Leslie M. Freudenheim, Building with Nature: Inspiration for the Arts and Crafts Home, Gibbs Smith, 2005.
Leslie M. Freudenheim’s Building with Nature: Inspiration for the Arts and Crafts Home, is a reworking of her earlier (1974) Building with Nature, Roots of the San Francisco Bay Region Tradition, written with Elizabeth Sussman. Her new book has two objectives - one descriptive, one argumentative. Freudenheim, first, presents a thorough overview of the first three decades (1880-1910) of the California Arts and Crafts movement, especially in terms of its architecture. Second, she argues a thesis - that the Reverend Joseph Worcester, known best as the leader and first minister of San Francisco’s famous Swendenborgian church, was the central instigator, advocate, and proponent of the movement.

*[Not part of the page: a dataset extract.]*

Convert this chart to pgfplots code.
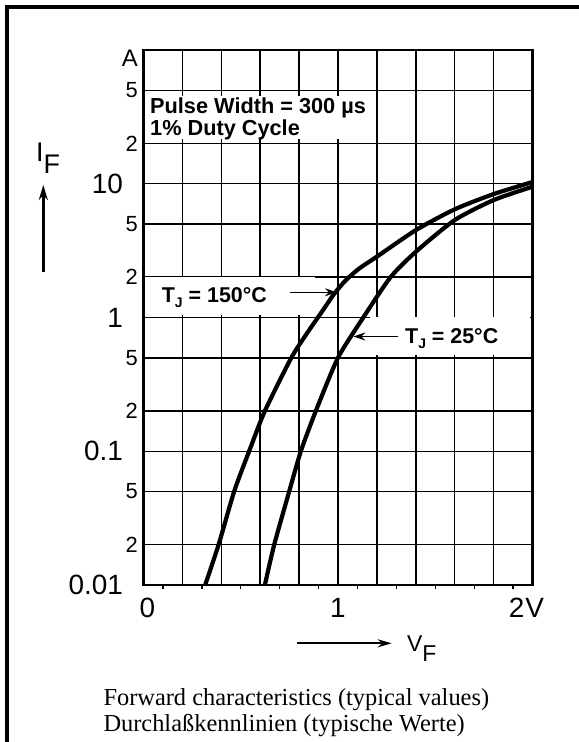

The book excels as a general introduction to the Bay Area’s pioneering Arts and Crafts community - its practitioners, its theory, its practice, and its influence. With an engaging and conversational tone, Freudenheim traces the work and interactions of the movement’s founders - Bernard Maybeck, Ernest Coxhead, Willis Polk, John Hudson Thomas, John Galen Howard, and others who created the Craftsman aesthetic - simple structures, unpainted shingles, wood interiors with furniture built in, overhanging eves, and (relative) affordability. The text is wonderfully supplemented with sepia photographs.
The less successful element of Freudenheim’s book is her thesis giving Joseph Worcester central position as inventor of the Bay Area style. Speculating broadly from private correspondence and scrapbooks, she portrays Worcester not only as the most influential advocate and disseminator of the arts and crafts philosophy but also as the hidden intelligence behind much of its noteworthy architecture.
The 1976 Piedmont bungalow Worcester designed for himself, for example, she anoints as the Ur-cottage, the shingled bungalow prototype for all that was to come. His rustic cottage, she posits, so impressed his young neighbor, Bernard Maybeck, that Maybeck emulated its principles in his own Berkeley buildings. The Worcester designed homes on San Francisco’s Russian Hill, build some 10 years later, brought Arts and Crafts across the Bay, establishing a model that then spread through California, and beyond.
Similarly, she credits Worcester with inspiring the famous “mission” styled chair built for the Swendenborgian church, and with working behind the scenes to bring John Galen Howard to Berkeley as campus architect. According to Freudenheim, Worcester felt that Howard was likely to be far more sympathetic to the Arts and Crafts orientation than the Beaux Arts architect who actually prevailed in Phoebe Apperson Hearst’s famous campus design competition of 1899. “Worcester engineered Howard’s selection,” she writes, implying that he also powerfully influenced Howard’s own plans for campus buildings.
As history, Freudenheim’s speculations concerning Worcester’s preeminence rarely rise beyond the level of conjecture, and Freudenheim does hedge her thesis with myriad “we can speculate’s,” “it is likely’s,” and “perhaps’s.” While her hypothesis remains shaky, the book as a whole provides a refreshing retelling of Bay Area architectural history, and the valuable contributions of one of its lesser-known participants.